Written problem: Copy out all lines that carry the word "this".

Input records:
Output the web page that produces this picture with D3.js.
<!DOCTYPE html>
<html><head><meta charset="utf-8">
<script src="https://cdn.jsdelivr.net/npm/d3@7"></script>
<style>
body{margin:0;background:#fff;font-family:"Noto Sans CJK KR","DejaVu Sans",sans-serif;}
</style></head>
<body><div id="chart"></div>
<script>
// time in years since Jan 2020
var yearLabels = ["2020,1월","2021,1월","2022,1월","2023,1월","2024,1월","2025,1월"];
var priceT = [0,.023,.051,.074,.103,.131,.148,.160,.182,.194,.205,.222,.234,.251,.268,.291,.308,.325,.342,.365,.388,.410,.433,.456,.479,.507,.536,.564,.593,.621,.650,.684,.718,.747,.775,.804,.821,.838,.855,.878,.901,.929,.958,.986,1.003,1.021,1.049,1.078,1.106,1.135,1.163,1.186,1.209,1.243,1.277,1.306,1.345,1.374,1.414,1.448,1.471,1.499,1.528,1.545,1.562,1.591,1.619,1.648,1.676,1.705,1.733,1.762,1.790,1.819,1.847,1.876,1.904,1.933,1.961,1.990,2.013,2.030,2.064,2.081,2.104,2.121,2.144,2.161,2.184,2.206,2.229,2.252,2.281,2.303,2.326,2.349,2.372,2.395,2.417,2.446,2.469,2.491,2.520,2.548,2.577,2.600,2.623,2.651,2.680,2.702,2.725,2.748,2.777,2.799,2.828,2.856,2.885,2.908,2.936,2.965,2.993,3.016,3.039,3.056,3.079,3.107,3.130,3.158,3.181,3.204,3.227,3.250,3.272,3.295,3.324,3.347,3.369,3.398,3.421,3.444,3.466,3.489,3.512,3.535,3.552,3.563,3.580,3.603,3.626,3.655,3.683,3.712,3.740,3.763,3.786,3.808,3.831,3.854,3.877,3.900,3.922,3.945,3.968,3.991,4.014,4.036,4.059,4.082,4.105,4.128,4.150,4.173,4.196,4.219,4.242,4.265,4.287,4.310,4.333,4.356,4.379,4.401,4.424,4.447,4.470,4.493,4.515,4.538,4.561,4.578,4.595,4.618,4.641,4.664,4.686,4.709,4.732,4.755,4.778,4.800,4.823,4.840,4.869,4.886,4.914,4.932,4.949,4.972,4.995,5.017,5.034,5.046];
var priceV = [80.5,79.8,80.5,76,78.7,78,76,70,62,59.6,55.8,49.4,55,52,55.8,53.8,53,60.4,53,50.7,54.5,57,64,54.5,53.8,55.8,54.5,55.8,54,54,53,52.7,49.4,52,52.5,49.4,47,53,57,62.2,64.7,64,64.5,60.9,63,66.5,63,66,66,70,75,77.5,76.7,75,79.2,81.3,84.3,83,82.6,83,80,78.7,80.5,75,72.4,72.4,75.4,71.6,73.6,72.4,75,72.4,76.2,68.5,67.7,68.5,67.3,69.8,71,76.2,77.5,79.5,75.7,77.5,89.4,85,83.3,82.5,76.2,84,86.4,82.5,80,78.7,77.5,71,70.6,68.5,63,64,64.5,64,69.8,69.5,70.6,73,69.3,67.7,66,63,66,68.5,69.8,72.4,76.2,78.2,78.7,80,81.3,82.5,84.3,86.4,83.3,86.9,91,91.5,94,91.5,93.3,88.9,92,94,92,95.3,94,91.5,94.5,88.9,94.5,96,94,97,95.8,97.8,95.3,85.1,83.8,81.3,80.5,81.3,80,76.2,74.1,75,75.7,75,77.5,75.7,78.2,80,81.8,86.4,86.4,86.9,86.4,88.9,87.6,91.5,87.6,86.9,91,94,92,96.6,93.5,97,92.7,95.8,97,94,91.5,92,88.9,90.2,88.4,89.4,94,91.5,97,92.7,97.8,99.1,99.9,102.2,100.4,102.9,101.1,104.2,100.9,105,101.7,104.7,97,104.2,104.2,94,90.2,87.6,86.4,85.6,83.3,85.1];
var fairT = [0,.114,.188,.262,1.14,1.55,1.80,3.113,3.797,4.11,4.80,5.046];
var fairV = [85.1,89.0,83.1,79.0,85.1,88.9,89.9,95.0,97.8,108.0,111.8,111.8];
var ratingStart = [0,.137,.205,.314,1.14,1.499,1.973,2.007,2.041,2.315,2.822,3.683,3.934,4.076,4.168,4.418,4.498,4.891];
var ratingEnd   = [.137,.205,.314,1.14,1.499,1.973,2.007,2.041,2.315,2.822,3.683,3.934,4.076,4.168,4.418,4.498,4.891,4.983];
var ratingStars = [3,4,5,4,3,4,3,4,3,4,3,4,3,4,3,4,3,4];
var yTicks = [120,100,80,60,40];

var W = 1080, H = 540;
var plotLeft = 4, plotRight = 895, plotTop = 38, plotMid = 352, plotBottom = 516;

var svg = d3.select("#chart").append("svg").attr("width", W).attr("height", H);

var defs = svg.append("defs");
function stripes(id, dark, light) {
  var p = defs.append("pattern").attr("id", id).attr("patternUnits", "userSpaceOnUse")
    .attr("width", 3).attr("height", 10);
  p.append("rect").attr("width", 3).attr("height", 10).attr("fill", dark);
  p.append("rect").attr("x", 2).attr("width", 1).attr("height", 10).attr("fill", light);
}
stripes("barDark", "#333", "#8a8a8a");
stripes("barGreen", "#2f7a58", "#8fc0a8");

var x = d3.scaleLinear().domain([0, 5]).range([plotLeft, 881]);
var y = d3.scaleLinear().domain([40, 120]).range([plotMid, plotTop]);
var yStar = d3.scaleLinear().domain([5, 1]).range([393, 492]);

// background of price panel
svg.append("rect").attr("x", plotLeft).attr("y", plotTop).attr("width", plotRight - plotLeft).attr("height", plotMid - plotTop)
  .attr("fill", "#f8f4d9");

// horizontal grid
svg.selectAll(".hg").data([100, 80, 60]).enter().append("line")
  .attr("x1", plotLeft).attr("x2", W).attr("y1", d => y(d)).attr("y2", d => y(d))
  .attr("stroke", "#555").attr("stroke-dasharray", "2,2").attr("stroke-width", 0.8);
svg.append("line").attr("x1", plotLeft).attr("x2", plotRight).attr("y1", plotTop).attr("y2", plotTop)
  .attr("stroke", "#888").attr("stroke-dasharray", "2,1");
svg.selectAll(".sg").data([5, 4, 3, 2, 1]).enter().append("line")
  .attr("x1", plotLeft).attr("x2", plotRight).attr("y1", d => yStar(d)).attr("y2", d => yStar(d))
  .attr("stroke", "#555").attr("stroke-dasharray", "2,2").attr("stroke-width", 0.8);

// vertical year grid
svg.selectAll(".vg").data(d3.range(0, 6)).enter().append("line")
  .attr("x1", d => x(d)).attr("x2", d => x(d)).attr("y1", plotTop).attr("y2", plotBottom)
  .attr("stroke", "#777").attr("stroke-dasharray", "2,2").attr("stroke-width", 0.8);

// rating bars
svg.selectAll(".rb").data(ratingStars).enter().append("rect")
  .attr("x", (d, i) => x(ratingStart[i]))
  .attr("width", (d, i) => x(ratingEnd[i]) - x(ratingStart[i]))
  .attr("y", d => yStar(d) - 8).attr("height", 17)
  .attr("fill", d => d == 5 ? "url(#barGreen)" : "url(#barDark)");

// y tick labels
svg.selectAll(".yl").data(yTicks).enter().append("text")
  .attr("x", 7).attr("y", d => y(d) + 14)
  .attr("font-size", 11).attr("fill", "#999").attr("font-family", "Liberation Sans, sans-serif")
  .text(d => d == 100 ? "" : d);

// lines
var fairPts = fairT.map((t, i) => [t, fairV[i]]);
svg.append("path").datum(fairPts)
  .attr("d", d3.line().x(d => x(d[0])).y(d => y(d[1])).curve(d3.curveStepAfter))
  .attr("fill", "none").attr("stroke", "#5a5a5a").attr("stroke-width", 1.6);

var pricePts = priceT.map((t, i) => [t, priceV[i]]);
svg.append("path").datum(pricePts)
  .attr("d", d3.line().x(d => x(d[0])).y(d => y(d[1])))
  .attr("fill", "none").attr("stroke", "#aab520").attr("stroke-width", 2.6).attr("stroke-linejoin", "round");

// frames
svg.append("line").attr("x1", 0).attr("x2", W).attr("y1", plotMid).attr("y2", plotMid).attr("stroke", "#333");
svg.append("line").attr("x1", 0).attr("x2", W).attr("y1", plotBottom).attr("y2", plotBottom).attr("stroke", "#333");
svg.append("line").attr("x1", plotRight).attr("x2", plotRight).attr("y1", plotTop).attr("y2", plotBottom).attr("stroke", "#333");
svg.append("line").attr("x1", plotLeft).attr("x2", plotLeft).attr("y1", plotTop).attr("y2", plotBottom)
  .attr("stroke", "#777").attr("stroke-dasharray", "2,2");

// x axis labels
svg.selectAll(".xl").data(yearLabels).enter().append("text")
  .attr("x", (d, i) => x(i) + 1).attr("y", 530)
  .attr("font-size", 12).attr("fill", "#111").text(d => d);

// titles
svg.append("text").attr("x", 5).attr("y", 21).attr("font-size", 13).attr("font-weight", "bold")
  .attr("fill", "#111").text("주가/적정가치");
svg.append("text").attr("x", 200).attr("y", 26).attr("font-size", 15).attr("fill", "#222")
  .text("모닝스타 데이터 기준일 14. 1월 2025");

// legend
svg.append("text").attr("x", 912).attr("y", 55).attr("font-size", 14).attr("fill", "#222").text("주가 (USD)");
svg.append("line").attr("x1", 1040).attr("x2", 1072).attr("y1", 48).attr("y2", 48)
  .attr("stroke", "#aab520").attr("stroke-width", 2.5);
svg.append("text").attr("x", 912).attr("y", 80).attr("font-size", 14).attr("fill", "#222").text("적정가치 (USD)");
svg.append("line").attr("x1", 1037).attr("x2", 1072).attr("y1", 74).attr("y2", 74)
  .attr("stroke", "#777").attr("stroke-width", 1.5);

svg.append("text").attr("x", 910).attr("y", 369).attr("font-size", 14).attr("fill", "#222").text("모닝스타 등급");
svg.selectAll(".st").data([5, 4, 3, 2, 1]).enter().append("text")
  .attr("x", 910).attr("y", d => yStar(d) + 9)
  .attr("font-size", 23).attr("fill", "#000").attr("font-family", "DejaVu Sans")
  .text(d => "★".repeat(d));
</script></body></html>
==
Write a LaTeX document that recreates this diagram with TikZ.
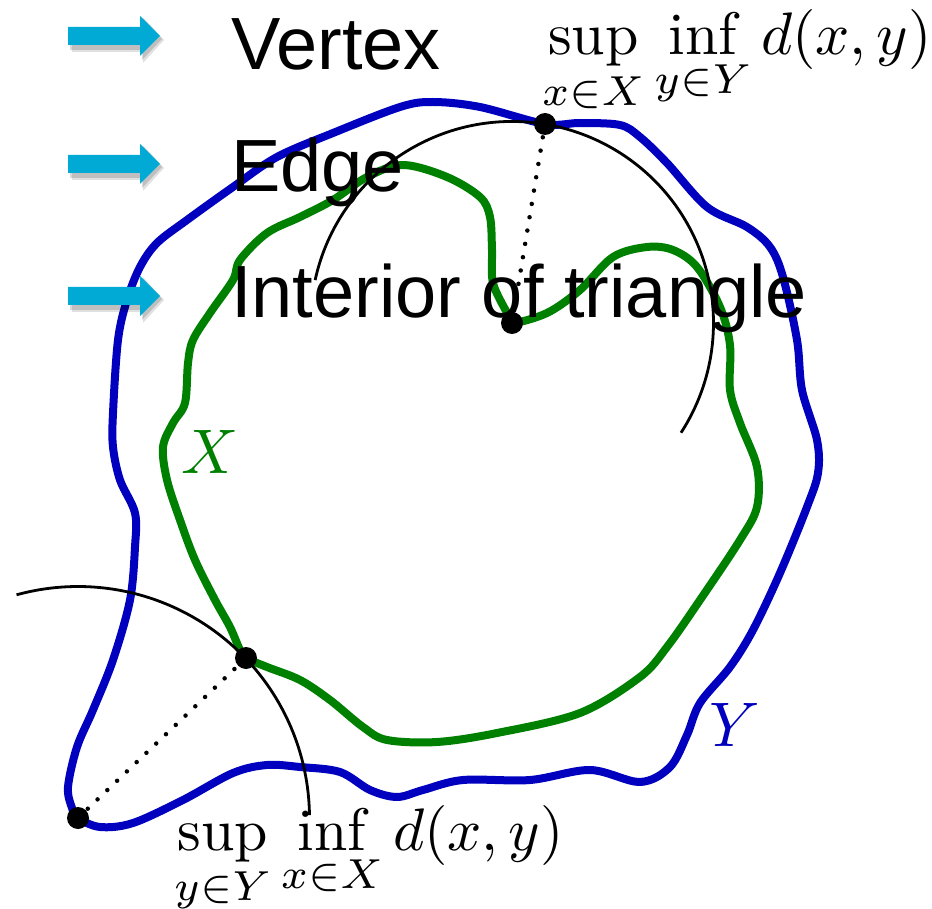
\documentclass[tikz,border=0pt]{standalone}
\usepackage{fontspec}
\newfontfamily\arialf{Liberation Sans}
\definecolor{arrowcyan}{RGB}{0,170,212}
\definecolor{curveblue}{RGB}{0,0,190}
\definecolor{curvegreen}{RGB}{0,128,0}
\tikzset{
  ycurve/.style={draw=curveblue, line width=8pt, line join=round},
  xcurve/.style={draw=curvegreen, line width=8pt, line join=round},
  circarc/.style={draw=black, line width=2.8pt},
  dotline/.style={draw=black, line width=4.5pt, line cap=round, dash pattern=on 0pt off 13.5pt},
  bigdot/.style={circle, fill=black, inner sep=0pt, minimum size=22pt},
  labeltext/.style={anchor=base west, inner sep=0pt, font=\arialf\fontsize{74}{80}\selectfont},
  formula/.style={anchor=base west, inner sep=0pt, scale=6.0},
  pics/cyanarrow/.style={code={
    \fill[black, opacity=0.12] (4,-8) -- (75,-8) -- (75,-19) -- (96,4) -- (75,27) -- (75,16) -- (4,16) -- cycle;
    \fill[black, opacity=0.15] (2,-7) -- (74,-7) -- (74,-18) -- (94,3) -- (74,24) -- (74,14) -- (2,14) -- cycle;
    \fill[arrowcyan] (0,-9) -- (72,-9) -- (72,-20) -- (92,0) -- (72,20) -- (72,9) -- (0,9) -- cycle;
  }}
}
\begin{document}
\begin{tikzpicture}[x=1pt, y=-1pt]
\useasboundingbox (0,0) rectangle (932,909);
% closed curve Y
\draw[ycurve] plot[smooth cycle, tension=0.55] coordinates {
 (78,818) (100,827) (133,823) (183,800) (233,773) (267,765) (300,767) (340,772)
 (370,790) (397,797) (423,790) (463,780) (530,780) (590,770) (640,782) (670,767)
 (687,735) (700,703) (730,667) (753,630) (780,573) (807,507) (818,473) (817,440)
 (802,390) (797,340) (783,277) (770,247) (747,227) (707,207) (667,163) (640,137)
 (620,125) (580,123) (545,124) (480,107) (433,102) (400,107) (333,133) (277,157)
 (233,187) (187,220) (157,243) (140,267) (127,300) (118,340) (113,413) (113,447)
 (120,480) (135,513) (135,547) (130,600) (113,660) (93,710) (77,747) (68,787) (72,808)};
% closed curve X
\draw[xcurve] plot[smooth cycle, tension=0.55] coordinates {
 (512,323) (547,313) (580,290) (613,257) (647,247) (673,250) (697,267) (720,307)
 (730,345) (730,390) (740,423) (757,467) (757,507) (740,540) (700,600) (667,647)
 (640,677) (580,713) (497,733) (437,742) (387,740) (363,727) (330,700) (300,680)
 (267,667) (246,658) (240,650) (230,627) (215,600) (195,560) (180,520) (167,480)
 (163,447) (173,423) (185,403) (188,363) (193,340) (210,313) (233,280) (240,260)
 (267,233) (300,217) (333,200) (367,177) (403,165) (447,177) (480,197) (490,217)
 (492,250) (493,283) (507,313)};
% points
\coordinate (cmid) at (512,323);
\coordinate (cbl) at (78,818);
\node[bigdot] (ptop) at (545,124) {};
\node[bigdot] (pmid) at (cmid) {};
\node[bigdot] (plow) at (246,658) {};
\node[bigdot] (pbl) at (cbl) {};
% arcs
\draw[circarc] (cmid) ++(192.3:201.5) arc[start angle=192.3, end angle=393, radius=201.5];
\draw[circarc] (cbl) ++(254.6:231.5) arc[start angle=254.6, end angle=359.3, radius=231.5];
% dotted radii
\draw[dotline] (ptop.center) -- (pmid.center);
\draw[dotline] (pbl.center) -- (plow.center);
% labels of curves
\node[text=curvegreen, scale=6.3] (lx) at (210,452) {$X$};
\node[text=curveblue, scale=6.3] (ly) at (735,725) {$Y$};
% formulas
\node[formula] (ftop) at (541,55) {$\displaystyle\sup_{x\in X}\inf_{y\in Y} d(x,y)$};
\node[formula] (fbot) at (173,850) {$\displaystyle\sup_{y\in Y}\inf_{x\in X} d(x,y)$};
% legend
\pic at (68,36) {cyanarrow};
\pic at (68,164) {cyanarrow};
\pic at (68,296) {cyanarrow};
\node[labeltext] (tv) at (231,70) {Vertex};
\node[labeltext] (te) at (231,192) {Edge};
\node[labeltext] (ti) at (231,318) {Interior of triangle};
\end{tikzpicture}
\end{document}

Reply:
Output the web page that produces this picture with D3.js.
Write a LaTeX document that recreates this diagram with TikZ.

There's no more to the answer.